Dobrynin then asked me how I saw the future. I said that I really had not come to discuss Vietnam, but to sum it up in a few words, we were very confident. For the first time in my experience with Vietnam, I now was certain that time was working on our side. It seemed to me that Hanoi had only two choices—to negotiate or to see its structure in South Vietnam erode. He said, ‘Isn't there even a slight chance that the South Vietnam Government might collapse?' I said that we were confident that we were on the right course. Maybe Hanoi would start an offensive but then, as the President had repeatedly pointed out publicly, it would have to draw the consequences. Dobrynin said, ‘Of course, if you start bombing the North again, or if you hit Haiphong, you realize what would happen.' I expected him to say the Soviet Union would come in. But instead, he said, ‘What would happen is the Chinese would send in engineer battalions, and you don't want to increase Chinese influence in Hanoi.' I said, ‘If you can live with it, we can,' and in any event, our problem was to end the war in South Vietnam.

Dobrynin said that he did not think that Hanoi had anything new to say for the next few months. I told him that they knew what channels were available and that we would be glad to listen to them if they did. We would be flexible and conciliatory in negotiations. We had no intention to humiliate Hanoi, but we would not pay an additional price to enter the negotiations. Dobrynin asked me whether we were ever going to send a senior Ambassador to the negotiations. I said it depended in part on the negotiations, but I had no doubt that ultimately it would be done. He said he had to admit that nothing was going on at the negotiations now, but that he thought they were an important symbol.

“I said in conclusion that if Hanoi had something to say to us it should do so explicitly, and not get us involved in detective stories in which various self-appointed or second-level emissaries were dropping oblique hints. Dobrynin laughed and said he would be sure to get this point across. He thought Hanoi had nothing to say at the moment.

“The major point about the Vietnam part was the complete absence of contentiousness on Dobrynin's part.

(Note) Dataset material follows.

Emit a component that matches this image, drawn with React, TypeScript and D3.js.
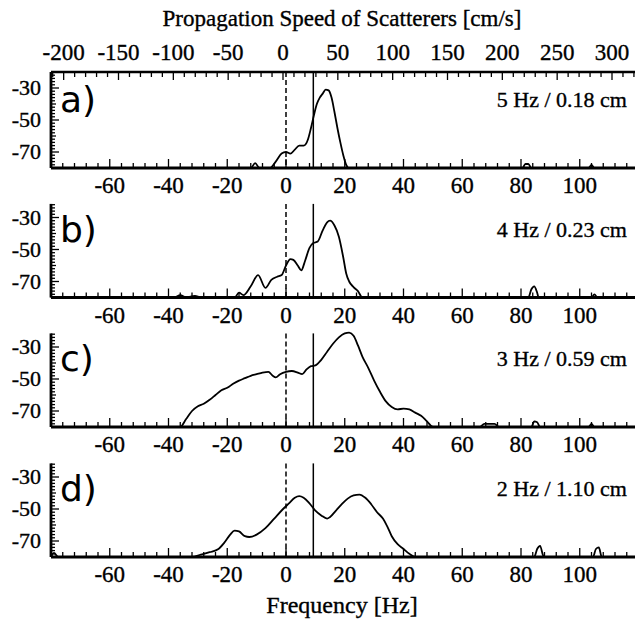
import React from "react";
import * as d3 from "d3";

const freqTicks = [-60, -40, -20, 0, 20, 40, 60, 80, 100];
const speedTicks = [-200, -150, -100, -50, 0, 50, 100, 150, 200, 250, 300];
const dbTicks = [-30, -50, -70];
const panelLabels = ["a)", "b)", "c)", "d)"];
const panelNotes = ["5 Hz / 0.18 cm", "4 Hz / 0.23 cm", "3 Hz / 0.59 cm", "2 Hz / 1.10 cm"];
const zeroFreq = 0;
const dopplerFreq = 9.3;

const seriesA: [number, number][] = [
  [-80, -80], [-12, -80], [-10.5, -77], [-9, -80], [-5.5, -80], [-3.5, -76], [-1.5, -71], [0, -70],
  [1.5, -71], [3, -68.5], [4.5, -66], [6, -66], [7.5, -62], [8.5, -55], [9.5, -47], [10.5, -40],
  [11.5, -36], [12.5, -33.5], [13.5, -31], [14.5, -31.5], [15.5, -36], [16.5, -45], [17.5, -55],
  [18.5, -64], [19.5, -72], [20.5, -78], [21.5, -80], [80.5, -80], [81.5, -77.5], [82.5, -77.5],
  [83.5, -80], [103, -80], [104, -78], [105, -80], [120, -80],
];
const seriesB: [number, number][] = [
  [-80, -80], [-38, -80], [-36, -78.5], [-34, -80], [-31, -79], [-29, -80], [-17.5, -80], [-16, -77],
  [-14.5, -78.5], [-12, -73], [-9.5, -66], [-7, -74], [-5, -69], [-3, -67], [-1.5, -66], [0, -60],
  [1.5, -56], [2.5, -56.5], [4, -60], [5.2, -63], [6.5, -57], [8, -49], [9.3, -46], [10.8, -45],
  [12.5, -38], [14, -33], [15, -32], [16.5, -35], [18, -42], [19.5, -55], [20.5, -65], [21.5, -70],
  [23, -73.5], [24.5, -76], [26, -80], [82.5, -80], [83.5, -75], [84.5, -73], [85.5, -77], [86, -80],
  [104, -80], [105, -78], [106, -80], [120, -80],
];
const seriesC: [number, number][] = [
  [-80, -80], [-36, -80], [-34, -75], [-32, -70], [-30, -67], [-28, -65.5], [-26, -63], [-24, -60],
  [-22, -57], [-20, -55.5], [-18, -53], [-16, -51], [-14, -49.5], [-12, -48], [-10, -47], [-8, -46],
  [-6, -45.5], [-4.5, -48], [-3.5, -49], [-2, -47], [0, -45.5], [2, -45], [4, -46], [5.5, -47],
  [7, -44], [8.5, -42], [10, -41.5], [12, -38], [14, -33], [16, -28], [18, -24], [20, -21.5],
  [21.5, -21], [23, -23], [24.5, -29], [26, -36], [28, -43], [30, -51], [32, -58], [34, -64],
  [36, -67.5], [38, -69], [40, -68.5], [42, -69], [44, -71], [46, -73], [48, -76.5], [50, -80],
  [66, -80], [67.5, -78], [71, -78], [72.5, -80], [83.5, -80], [84.5, -76.5], [85.5, -77], [86.5, -80],
  [103, -80], [104, -78], [105, -80], [120, -80],
];
const seriesD: [number, number][] = [
  [-80, -80], [-79, -77.5], [-77.5, -80], [-32, -80], [-29, -78.5], [-26, -77], [-23, -75], [-21, -71],
  [-19, -66], [-17.5, -63.5], [-16, -64], [-14, -67], [-12.5, -67.5], [-10, -66], [-7, -62], [-4, -56],
  [-1, -50], [1, -46.5], [3, -43], [4.5, -42], [6, -43], [8, -46.5], [10, -51], [12, -54], [14, -56],
  [15, -55], [17, -51], [19, -47], [21, -43.5], [23, -41.5], [25, -41], [27, -43], [29, -47], [31, -52],
  [33, -56], [34.5, -61], [36, -67], [38, -72], [40, -75], [42, -78], [44, -80], [84.5, -80],
  [85.5, -75], [86.5, -73], [87.5, -79], [88, -80], [104.5, -80], [105.5, -75], [106.5, -74],
  [107.5, -80], [120, -80],
];
const allSeries = [seriesA, seriesB, seriesC, seriesD];

const W = 635;
const H = 622;
const serif = "Liberation Serif, Times New Roman, Times, serif";
const sans = "DejaVu Sans, Noto Sans, sans-serif";

export default function App() {
  const x = d3.scaleLinear().domain([-80, 120]).range([51, 638.5]);
  const xs = d3.scaleLinear().domain([0, 300]).range([283, 612]);
  const bottoms = [168, 297.5, 427, 557];
  const panelH = 96;

  const minorFreq = d3.range(-80, 121, 4);
  const minorSpeed = d3.range(-210, 321, 10);
  const minorDb = d3.range(-80, -21, 2);
  const textStyle = { fontFamily: serif };
  const thick = { stroke: "#000", strokeWidth: 0.35 };

  return (
    <svg width={W} height={H} style={{ position: "absolute", left: 0, top: 0, background: "#fff" }}>
      <defs>
        <clipPath id="plotclip">
          <rect x={51} y={0} width={W - 51} height={H} />
        </clipPath>
      </defs>
      <text x={342} y={26} textAnchor="middle" fontSize={23} style={textStyle} {...thick}>Propagation Speed of Scatterers [cm/s]</text>
      {speedTicks.map((v) => (
        <text key={"s" + v} x={xs(v)} y={60} textAnchor="middle" fontSize={23} style={textStyle} {...thick}>{v}</text>
      ))}
      {bottoms.map((b, i) => {
        const y = d3.scaleLinear().domain([-80, -20]).range([b, b - panelH]);
        const top = i === 0 ? y(-20) : y(-21.5);
        const line = d3
          .line<[number, number]>()
          .x((d) => x(d[0]))
          .y((d) => y(d[1]))
          .curve(d3.curveMonotoneX);
        return (
          <g key={"p" + i}>
            <g clipPath="url(#plotclip)">
              <path d={line(allSeries[i]) || ""} fill="none" stroke="#000" strokeWidth={1.8} />
            </g>
            <line x1={x(zeroFreq)} x2={x(zeroFreq)} y1={top} y2={b} stroke="#000" strokeWidth={1.5} strokeDasharray="5,3" />
            <line x1={x(dopplerFreq)} x2={x(dopplerFreq)} y1={top} y2={b} stroke="#000" strokeWidth={1.5} />
            <line x1={51} x2={W} y1={b} y2={b} stroke="#000" strokeWidth={2.8} />
            {minorFreq.map((f) => (
              <line key={"mf" + f} x1={x(f)} x2={x(f)} y1={b} y2={b - (f % 20 === 0 ? 9 : 5)} stroke="#000" strokeWidth={1.3} />
            ))}
            {freqTicks.map((f) => (
              <text key={"ft" + f} x={x(f)} y={b + 25} textAnchor="middle" fontSize={23} style={textStyle} {...thick}>{f}</text>
            ))}
            <line x1={51} x2={51} y1={top} y2={b} stroke="#000" strokeWidth={2.8} />
            {minorDb.map((d) => (
              <line key={"md" + d} x1={51} x2={51 + (d % 20 === -10 ? 8 : d % 10 === 0 ? 5 : 4)} y1={y(d)} y2={y(d)} stroke="#000" strokeWidth={1.3} />
            ))}
            {dbTicks.map((d) => (
              <text key={"dt" + d} x={41} y={y(d) + 7} textAnchor="end" fontSize={22} style={textStyle} {...thick}>{d}</text>
            ))}
            <text x={60} y={b - 56} fontSize={36} style={{ fontFamily: sans }}>{panelLabels[i]}</text>
            <text x={627} y={b - 61} textAnchor="end" fontSize={22} style={textStyle} {...thick}>{panelNotes[i]}</text>
            {i === 0 && (
              <g>
                <line x1={51} x2={W} y1={top} y2={top} stroke="#000" strokeWidth={2.4} />
                {minorSpeed.map((v) => (
                  <line key={"ms" + v} x1={xs(v)} x2={xs(v)} y1={top} y2={top + (v % 50 === 0 ? 8 : 5)} stroke="#000" strokeWidth={1.3} />
                ))}
              </g>
            )}
          </g>
        );
      })}
      <text x={342} y={613} textAnchor="middle" fontSize={24} style={textStyle} {...thick}>Frequency [Hz]</text>
    </svg>
  );
}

There was no challenge to my assertion that our policy was working out, and there was a conspicuous effort by Dobrynin to disassociate himself from the Vietnamese war.” (Memorandum of conversation, December 22; National Archives, Nixon Presidential Materials, NSC Files, Box 489, President's Trip Files, Dobrynin/Kissinger, 1969, [Part 1]) The full record of this [Page 524]meeting is in Foreign Relations, 1969–1976, volume XII, Soviet Union, 1969–October 1970.

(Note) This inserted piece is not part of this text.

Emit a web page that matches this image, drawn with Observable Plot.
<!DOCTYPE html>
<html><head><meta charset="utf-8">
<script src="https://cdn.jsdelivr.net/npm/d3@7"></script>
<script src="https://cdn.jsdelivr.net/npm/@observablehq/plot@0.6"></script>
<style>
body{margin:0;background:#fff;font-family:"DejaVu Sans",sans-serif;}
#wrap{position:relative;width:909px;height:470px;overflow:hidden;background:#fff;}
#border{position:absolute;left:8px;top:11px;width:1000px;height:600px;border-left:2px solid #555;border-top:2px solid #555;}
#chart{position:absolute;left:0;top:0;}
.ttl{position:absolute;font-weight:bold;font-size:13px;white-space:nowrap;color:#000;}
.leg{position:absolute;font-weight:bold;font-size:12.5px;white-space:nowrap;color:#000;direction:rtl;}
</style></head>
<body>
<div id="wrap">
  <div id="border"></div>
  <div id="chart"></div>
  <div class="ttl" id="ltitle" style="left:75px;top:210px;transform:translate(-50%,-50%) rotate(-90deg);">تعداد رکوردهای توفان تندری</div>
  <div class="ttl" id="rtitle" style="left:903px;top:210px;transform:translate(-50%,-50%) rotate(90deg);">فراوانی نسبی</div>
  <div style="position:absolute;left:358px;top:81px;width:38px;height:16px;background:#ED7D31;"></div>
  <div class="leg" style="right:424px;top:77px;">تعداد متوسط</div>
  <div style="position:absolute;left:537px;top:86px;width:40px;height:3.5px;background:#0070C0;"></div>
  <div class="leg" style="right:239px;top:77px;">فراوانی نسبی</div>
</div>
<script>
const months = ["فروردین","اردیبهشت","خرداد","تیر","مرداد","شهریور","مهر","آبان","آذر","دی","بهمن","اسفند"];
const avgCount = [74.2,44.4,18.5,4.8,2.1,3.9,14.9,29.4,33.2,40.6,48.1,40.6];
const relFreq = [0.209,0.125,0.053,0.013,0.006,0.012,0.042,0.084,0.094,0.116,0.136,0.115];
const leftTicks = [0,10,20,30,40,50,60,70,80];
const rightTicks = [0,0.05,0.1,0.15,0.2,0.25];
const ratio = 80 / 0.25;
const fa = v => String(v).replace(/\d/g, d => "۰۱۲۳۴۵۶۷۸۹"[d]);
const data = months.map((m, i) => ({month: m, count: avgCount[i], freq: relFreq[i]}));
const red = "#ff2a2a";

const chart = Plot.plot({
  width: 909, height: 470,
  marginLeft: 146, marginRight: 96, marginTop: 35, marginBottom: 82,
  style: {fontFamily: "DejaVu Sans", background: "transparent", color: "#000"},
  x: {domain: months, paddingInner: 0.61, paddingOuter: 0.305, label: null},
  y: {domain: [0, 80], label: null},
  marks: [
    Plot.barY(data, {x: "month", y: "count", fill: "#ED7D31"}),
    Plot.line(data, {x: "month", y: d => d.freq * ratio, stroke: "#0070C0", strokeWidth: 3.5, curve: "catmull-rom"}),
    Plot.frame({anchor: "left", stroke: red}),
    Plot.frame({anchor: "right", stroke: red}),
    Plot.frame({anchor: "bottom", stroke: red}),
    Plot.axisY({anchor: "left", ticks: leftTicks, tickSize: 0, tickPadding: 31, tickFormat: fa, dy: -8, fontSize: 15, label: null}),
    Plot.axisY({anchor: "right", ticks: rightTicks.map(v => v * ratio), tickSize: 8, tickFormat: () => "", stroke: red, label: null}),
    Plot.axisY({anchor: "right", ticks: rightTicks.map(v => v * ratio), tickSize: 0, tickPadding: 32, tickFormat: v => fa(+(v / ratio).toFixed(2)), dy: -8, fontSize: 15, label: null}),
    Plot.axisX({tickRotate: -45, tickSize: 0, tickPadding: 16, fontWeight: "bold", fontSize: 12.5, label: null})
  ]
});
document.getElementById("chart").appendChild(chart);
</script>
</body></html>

Kissinger sent a December 24 covering memorandum to the President summarizing this conversation with Dobrynin and characterizing the discussion on Vietnam as in a “low key tone. His [Dobrynin's] threat about what would happen if we started bombing the North again or hit Haiphong—that the Chinese would send in engineer battalions which would increase Chinese influence in Hanoi—seems almost to be an invitation for us to attack North Vietnam.” Kissinger also told the President that “Dobrynin said that he did not think Hanoi would have anything new to say for the next few months.” A note on the covering memorandum indicates that the President saw it and Nixon wrote “K— very fascinating” on the first page of the memorandum of conversation, although all the portions of the conversation underlined by the President related to issues other than Vietnam.